Periodic Reporting for period 3 - HYPATIA (Privacy and Utility Allied)
Periodo di rendicontazione: 2022-10-01 al 2024-03-31
The objective of this project is to develop the theoretical foundations, methods and tools to protect the privacy of the individuals while letting their data to be collected and used for statistical purposes. We aim in particular at developing mechanisms that can be applied and controlled directly by the user thus avoiding the need of a trusted party, are robust with respect to combination of information from different sources, and provide an optimal trade-off between privacy and utility.
We have investigated Differential Privacy (DP) and further developed the theory of metric differential privacy (metric DP). This line of research builds on the notion of distance-based privacy that was proposed in our seminal paper “Geo-indistinguishability: Differential privacy for location-based systems”, which has almost 1300 citations on Google Scholar. Metric privacy generalizes the property of differential privacy (DP) on datasets to generic metric domains.

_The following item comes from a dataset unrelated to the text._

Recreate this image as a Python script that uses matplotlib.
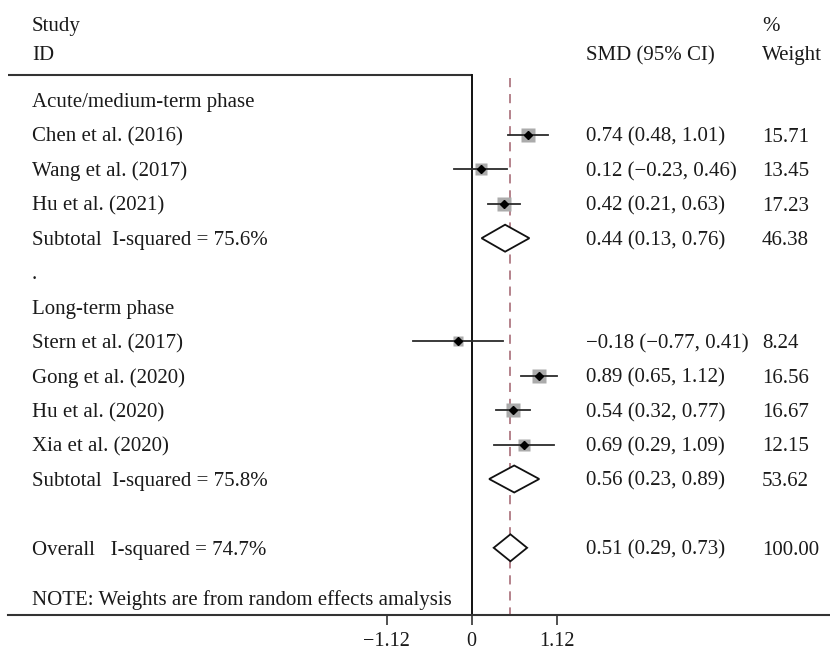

A natural field of application is that of location privacy, where the metric is defined as the geographical distance. The resulting property, which we call geo-indistinguishability, has been implemented using planar Laplace noise. The tool, called Location Guard, has more than 60,000 users. Geo-indistinguishability and the planar Laplace mechanism have been adopted as a component of several other tools and frameworks for location privacy, including LP-Guardian, LP-Doctor, Secure Nearby-Friends, SpatialVision QGIS plugin, and it is one of the input methods in STAC.

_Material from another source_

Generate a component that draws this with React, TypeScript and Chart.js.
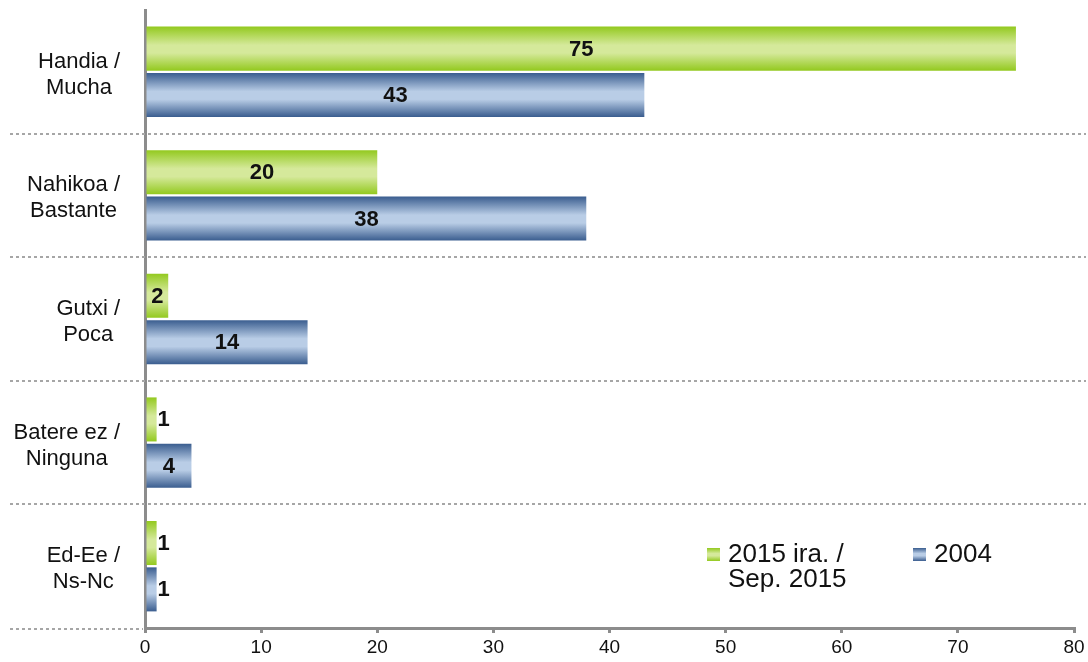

The main new contributions on DP and metric DP produced thanks to Hypatia are the following:
• Generation of optimal mechanisms for metric DP via machine learning. To the best of our knowledge, we were the first to propose to use of machine learning to generate optimal privacy mechanisms. This was a particularly challenging task since the problem is not strictly convex (has local minima).
• A logical characterization of metric DP: We have developed a probabilistic logic to reason about metric privacy and DP in general. To the best of our knowledge, ours was the first proposal of a logical formalism for DP.
• An analysis of the trade-off between privacy and utility that has refined the state of the art and clarified some misconceptions about universal optimality, namely the property of a mechanism of providing an optimal trade-off with utility for all notions of utility that are anti-monotonic with respect to the distance, and for all the prior distributions.
• A method for the reconstruction of the original distribution from individually sanitized data collections. This method, which we call Generalised Bayesian Update, is based on the Expectation-Maximization technique developed in statistics, and it allows different individuals to use different sanitization mechanisms. We have experimented with the k-Randomized-Response and the Geometric mechanisms, validating the method from both the correctness and the performance standpoints.
Furthermore, we have investigated the quantitative information flow (QIF) framework, which is a framework for privacy alternative to DP and based on information-theoretic and decision-theoretic notions, building on our seminal papers “ Measuring information leakage using generalized gain functions”, and “Additive and multiplicative notions of leakage, and their capacities”, the second of which won the prestigious NSA award for the Best Scientific Cybersecurity Paper for the year 2014.
The main new contributions produced thanks to Hypatia are:
• A game-theoretic approach to the notions of leakage and privacy. To the best of our knowledge, we have been the first ones to develop a game-theoretic approach to the notions of leakage and privacy. We have shed light on the use of randomized strategies, and shown that the optimal strategy, both for the defender and the adversary, is usually randomized. This is the first formal proof that the adversary has an interest in using randomization (for the defender it was already known).
• A machine-learning method to estimate the leakage of information. To the best of our knowledge, we have been the first to propose a black-box machine-learning approach to measure QIF.
• We have also written a book on the foundations of QIF.
I have been invited to give various keynote talks (CONCUR 2020, and several workshops), and lectures on these topics (e.g. the IDESSAI Summer Schools 2021 and 2022 and the the Elsa Summer School 2022). Furthermore, the thesis of my PhD student Marco Romanelli has received one of the four prizes for the best PhD thesis in cosupervision (all domains) of the Université Franco-Italienne (Prix de thèse en cotutelle UFI 2021), and my student Natasha Fernandez, whose thesis is in large part the result of our work on QIF, has received the John Makepeace Bennett Award for the best PhD thesis in Australasia in 2022. My collaborator Mario Alvim has been appointed by the Brazilian National Institute for Statistics (INEP) to sanitize the Brazilian educational census, which contains the longitudinal micro-data of all the Brazilian students since 2007, and he is applying the QIF framework.
Concerning the future period of the project, we plan to further investigate the optimality issue in local mechanisms for privacy protection. More specifically, develop a compositional method for privacy-preserving federated learning which also optimizes the trade-off between privacy and two kinds of utility, namely quality of service and preservation of statistical information (three-way optimality). We also plan to put fairness into the equation, namely, we intend to study mechanisms for data sanitization that allow achieving privacy and at the same time removing bias from training data, while preserving the accuracy of the model.